More than $375,000 awarded for research on future labour market issues
More than $375,000 is being awarded through grants to support research on Canada’s future labour market issues.
Greg Rickford, federal minister of state for the Science and Technology, and Federal Economic Development Initiative for Northern Ontario, said the Social Sciences and Humanities Research Council of Canada (SSHRC) awarded 16 Knowledge Synthesis Grants to researchers at post-secondary institutions across Canada. Researchers will be working together in an effort to combine upcoming research on the labour market with existing academic knowledge and make their findings available to a broader audience.
“With a better understanding of labour market issues, employers and individuals will be better equipped to identify the skills our workforce needs, and to develop new opportunities for jobs that will grow our economy while strengthening Canada’s research advantage,” Rickford said.
Sixteen projects at post-secondary institutions across Canada will benefit from the grants. The projects connect Canadian researchers with international partners in academic, public, private and not-for-profit sectors. Each of the 16 projects will develop one of two themes — either the future demand for skills in the Canadian labour market, or the supply and development of skills for the future Canadian labour market.
Using the grants, Christian Andersen from the University of Alberta, working with partners at the Rupertsland Institute in Edmonton, will build understanding of Métis education, employment and training.
Sally Lindsay, from the University of Toronto, together with collaborators from the University of Guelph, the University of Toronto and the Toronto Rehabilitation Institute, will use the grant money to find ways to increase the participation of persons with disabilities whose talents are underused in the Canadian labour market.

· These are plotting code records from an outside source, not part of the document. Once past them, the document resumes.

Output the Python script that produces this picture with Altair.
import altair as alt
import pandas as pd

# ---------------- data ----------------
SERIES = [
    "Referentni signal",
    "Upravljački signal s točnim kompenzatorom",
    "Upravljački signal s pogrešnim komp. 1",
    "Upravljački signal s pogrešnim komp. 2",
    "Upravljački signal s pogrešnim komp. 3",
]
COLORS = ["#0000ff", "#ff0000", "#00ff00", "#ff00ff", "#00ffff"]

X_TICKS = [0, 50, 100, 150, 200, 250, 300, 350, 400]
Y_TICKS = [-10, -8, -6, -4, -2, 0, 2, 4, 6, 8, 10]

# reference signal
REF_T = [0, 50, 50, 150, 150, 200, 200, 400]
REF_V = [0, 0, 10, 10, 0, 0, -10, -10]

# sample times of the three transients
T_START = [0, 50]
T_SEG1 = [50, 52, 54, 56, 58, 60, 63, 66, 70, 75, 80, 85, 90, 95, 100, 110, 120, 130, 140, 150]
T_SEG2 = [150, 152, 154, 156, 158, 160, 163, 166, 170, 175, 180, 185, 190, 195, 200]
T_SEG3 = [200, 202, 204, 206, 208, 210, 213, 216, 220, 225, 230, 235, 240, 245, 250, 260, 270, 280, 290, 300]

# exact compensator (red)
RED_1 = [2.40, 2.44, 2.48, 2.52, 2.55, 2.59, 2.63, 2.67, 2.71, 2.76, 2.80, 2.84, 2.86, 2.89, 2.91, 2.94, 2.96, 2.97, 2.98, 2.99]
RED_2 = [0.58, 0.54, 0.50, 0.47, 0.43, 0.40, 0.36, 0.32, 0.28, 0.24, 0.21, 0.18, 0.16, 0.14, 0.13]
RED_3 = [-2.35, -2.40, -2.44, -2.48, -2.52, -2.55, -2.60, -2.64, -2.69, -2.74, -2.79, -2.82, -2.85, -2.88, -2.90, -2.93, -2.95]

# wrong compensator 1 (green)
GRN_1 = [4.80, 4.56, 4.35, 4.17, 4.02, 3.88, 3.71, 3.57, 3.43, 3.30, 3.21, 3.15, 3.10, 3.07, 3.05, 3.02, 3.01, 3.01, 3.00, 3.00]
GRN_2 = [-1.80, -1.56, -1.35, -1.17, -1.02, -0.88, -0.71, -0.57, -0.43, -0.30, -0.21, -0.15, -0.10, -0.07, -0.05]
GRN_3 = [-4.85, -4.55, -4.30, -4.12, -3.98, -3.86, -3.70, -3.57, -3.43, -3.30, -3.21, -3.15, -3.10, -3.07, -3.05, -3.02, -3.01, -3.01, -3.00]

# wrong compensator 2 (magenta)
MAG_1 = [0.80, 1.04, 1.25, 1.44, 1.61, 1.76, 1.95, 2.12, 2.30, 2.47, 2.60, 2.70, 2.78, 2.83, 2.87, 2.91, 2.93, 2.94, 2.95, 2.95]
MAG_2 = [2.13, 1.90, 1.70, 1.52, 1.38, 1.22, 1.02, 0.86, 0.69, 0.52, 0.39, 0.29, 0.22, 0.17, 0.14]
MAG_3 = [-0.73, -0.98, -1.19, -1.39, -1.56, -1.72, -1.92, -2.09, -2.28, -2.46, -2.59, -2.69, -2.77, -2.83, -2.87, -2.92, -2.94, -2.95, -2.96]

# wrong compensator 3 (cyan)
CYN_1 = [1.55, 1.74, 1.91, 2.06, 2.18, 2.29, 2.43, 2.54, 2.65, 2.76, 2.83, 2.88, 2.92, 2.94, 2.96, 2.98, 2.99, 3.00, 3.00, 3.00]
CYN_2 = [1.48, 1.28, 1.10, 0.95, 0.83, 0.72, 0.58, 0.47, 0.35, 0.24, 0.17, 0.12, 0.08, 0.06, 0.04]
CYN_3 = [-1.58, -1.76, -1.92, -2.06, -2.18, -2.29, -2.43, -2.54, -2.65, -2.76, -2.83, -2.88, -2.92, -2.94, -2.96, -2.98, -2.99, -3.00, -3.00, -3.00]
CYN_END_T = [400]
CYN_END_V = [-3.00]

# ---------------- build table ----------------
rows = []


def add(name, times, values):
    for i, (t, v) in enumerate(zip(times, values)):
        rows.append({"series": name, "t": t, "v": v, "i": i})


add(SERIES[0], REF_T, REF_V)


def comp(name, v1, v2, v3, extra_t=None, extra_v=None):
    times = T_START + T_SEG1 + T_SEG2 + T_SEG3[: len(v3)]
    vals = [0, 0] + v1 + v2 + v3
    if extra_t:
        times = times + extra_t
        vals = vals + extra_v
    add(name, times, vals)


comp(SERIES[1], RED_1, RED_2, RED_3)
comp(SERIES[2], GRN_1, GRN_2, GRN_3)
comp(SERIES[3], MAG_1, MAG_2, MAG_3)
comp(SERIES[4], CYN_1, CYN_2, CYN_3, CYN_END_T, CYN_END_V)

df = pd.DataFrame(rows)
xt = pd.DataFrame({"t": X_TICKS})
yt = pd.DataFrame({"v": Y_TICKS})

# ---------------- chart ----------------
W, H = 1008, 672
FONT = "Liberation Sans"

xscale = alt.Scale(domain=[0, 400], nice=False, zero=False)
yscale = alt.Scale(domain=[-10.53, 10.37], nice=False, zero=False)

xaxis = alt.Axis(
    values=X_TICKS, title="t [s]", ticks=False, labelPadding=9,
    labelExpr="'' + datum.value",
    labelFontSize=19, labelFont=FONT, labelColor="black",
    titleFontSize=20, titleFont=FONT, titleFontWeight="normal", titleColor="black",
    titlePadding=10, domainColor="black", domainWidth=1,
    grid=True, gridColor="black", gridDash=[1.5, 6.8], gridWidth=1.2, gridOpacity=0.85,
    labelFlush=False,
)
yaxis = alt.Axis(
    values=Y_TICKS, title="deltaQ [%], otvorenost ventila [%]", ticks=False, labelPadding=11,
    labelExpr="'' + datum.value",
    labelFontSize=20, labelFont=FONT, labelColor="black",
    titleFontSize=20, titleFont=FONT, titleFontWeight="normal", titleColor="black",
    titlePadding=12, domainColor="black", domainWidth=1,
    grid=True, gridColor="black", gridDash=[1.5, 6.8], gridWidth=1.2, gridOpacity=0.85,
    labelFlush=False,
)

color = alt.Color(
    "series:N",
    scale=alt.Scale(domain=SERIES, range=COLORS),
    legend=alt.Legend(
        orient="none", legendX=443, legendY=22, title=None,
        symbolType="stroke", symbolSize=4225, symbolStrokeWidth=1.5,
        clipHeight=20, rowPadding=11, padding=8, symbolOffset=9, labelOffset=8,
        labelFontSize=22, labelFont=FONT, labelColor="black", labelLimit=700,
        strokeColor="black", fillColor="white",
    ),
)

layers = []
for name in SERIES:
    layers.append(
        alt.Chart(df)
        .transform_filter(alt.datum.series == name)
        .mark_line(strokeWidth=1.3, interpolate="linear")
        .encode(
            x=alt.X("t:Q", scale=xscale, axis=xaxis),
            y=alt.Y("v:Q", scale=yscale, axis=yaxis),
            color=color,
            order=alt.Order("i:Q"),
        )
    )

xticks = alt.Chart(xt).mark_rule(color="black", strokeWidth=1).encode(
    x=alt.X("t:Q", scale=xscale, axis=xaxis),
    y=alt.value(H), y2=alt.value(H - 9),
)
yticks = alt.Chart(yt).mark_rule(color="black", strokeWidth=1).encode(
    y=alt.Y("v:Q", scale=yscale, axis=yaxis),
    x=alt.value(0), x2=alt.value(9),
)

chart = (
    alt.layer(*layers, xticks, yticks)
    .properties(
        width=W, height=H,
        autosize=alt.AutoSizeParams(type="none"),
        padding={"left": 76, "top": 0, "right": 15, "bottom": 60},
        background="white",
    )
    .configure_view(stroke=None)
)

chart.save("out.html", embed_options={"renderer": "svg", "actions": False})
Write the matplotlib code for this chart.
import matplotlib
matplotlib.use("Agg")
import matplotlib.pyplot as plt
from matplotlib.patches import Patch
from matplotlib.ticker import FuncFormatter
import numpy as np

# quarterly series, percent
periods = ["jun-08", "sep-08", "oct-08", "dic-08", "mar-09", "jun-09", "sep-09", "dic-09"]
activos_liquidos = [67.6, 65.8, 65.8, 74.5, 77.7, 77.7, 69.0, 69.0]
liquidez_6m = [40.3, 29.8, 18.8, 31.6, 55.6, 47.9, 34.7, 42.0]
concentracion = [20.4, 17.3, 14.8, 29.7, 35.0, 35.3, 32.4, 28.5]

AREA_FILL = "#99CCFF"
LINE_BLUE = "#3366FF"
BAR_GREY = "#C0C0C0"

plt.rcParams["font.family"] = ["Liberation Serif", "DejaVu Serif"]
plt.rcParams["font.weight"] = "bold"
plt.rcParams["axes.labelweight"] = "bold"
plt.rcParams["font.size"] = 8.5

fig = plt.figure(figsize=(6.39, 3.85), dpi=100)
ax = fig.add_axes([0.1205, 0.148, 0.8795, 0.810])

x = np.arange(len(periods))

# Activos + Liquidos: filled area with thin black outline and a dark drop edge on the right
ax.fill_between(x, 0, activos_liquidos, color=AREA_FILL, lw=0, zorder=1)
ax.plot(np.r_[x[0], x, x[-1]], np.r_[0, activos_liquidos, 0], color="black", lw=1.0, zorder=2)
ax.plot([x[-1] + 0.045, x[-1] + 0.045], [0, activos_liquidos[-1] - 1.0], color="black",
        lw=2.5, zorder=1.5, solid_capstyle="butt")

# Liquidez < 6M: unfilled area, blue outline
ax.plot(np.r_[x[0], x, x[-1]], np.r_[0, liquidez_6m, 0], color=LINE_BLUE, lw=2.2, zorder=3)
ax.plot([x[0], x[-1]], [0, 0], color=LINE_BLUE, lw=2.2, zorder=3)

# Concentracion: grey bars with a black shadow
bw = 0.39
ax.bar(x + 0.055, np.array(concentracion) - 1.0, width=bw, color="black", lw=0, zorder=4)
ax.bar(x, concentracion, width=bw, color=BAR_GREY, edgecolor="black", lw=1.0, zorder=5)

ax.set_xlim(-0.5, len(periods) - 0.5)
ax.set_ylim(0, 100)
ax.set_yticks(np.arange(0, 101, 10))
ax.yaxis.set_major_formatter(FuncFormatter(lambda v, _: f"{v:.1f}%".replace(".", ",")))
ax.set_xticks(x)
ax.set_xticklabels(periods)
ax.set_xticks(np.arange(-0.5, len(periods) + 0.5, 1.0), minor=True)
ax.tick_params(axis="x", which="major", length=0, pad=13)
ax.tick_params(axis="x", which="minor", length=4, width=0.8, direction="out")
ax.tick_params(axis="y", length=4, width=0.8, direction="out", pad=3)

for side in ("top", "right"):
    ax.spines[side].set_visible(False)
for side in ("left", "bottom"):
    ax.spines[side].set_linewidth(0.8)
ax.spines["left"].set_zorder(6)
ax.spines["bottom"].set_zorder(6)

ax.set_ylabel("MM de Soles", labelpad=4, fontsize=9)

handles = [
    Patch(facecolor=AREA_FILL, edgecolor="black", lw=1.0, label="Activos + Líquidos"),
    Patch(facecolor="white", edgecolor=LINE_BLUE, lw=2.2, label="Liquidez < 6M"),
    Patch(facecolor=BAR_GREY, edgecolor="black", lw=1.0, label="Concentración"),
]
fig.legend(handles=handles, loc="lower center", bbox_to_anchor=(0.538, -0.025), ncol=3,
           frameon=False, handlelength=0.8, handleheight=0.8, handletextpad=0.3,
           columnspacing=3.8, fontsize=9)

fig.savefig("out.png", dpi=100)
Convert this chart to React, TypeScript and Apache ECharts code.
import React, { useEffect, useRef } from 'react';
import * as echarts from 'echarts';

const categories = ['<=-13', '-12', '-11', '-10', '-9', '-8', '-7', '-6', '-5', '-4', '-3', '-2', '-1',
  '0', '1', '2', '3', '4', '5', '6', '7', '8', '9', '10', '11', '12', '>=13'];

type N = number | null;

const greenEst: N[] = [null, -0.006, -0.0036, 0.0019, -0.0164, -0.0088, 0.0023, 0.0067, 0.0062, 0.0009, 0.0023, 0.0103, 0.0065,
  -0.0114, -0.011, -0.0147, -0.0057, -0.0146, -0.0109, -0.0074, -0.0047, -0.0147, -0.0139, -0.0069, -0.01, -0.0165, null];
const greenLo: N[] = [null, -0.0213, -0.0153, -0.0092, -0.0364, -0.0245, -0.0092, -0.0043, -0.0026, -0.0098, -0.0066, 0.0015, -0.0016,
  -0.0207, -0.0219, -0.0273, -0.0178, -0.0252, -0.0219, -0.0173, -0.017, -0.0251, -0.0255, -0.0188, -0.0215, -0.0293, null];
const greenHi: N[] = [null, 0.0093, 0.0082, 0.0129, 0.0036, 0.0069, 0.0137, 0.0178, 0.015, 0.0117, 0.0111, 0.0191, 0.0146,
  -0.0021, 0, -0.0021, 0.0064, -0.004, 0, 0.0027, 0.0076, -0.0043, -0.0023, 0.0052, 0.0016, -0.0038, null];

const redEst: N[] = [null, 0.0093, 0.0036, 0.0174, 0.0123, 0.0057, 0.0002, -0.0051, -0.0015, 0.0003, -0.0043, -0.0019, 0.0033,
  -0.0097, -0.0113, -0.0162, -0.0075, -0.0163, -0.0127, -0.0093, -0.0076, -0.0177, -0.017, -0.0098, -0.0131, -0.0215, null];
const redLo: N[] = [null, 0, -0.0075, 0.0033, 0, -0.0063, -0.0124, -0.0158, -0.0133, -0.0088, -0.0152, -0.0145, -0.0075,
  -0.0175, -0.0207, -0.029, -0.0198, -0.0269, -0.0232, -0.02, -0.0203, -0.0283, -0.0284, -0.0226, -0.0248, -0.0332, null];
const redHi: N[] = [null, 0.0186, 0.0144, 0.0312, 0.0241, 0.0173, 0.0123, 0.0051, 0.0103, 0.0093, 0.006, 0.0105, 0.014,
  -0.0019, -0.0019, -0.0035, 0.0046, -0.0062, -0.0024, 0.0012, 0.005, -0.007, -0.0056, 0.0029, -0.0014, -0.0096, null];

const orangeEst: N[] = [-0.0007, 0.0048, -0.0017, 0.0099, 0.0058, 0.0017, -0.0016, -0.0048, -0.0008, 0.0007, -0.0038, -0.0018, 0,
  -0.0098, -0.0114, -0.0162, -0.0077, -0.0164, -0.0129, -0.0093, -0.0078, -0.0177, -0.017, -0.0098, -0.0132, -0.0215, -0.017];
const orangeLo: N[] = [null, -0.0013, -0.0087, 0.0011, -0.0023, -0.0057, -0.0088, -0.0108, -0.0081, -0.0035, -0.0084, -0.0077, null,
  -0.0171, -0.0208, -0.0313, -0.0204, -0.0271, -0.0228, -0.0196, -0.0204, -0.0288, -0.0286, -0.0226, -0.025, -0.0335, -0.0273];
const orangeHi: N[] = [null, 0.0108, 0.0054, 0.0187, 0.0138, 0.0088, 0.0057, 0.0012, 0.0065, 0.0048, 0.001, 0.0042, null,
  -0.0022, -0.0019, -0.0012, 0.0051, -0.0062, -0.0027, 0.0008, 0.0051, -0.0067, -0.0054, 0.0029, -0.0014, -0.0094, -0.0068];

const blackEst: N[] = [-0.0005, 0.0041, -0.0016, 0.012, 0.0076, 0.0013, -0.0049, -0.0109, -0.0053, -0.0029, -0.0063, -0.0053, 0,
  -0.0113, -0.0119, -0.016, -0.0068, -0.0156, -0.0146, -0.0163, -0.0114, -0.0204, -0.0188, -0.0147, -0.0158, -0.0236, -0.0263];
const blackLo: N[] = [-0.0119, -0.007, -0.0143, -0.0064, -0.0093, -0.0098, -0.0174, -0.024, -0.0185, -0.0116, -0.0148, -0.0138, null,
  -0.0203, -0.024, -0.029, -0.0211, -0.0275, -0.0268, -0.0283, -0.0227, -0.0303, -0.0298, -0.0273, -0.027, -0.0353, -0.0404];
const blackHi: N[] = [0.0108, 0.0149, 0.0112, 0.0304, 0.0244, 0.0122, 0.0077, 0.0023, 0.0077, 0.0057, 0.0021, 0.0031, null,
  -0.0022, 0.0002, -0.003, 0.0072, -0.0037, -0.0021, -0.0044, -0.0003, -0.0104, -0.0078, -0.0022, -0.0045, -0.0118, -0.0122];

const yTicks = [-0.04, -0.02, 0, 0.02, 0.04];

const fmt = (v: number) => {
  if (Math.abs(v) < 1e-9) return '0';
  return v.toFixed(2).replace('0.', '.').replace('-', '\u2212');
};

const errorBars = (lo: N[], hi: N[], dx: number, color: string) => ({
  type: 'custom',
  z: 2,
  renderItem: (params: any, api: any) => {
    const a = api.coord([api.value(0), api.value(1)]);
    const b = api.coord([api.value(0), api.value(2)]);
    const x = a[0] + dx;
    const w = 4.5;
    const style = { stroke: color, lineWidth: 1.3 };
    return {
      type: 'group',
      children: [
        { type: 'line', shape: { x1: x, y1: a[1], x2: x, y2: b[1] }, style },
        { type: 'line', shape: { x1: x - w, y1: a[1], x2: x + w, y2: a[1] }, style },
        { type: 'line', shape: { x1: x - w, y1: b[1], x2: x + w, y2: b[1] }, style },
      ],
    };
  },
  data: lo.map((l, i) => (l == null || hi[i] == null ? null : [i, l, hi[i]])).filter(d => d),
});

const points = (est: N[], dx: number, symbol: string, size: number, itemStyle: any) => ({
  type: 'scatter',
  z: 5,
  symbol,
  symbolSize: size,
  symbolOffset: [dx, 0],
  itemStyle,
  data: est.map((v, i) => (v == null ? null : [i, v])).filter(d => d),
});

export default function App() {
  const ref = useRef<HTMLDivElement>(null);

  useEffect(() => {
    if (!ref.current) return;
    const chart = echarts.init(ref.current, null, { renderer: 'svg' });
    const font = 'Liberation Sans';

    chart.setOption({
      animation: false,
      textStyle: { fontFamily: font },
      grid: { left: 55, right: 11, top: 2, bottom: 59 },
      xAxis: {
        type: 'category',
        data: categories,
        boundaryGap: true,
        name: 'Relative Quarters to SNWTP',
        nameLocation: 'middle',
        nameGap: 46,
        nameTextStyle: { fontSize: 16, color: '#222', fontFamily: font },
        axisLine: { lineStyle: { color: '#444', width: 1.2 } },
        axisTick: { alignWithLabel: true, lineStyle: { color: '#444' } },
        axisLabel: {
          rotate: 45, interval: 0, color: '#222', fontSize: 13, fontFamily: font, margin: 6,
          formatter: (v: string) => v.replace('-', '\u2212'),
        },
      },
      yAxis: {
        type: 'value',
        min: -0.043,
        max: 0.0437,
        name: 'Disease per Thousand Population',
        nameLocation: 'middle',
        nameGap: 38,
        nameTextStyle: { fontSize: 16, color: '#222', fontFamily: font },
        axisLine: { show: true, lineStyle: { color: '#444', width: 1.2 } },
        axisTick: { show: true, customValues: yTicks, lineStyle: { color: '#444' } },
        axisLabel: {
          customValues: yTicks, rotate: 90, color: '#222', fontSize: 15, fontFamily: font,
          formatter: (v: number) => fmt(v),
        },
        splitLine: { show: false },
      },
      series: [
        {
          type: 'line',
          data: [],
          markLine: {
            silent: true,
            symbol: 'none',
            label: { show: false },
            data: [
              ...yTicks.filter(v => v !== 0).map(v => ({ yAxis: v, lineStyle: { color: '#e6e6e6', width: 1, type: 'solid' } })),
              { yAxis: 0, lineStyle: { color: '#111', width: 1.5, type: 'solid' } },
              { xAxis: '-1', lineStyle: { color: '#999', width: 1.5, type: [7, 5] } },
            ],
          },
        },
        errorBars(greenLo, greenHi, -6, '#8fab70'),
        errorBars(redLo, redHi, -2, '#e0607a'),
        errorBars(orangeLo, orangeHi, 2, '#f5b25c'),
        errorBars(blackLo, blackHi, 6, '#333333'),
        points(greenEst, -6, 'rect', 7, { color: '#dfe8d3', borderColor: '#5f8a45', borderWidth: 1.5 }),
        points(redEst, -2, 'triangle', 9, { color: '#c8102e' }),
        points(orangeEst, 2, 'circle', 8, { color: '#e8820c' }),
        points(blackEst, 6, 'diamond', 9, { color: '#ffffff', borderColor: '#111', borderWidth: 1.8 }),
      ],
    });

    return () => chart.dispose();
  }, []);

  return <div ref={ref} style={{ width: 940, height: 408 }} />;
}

“Canada’s investments in social sciences and humanities research lead to new insights that create new value for businesses, governments, communities and individuals,” said Chad Gaffield, president of SSHRC. “In particular, expanding our understanding of both supply and demand of essential skills in the Canadian workforce, and enhancing the flow of information between campuses and other sectors of society, supports job creation, increases productivity, and contributes to a resilient economy for the benefit of all Canadians.”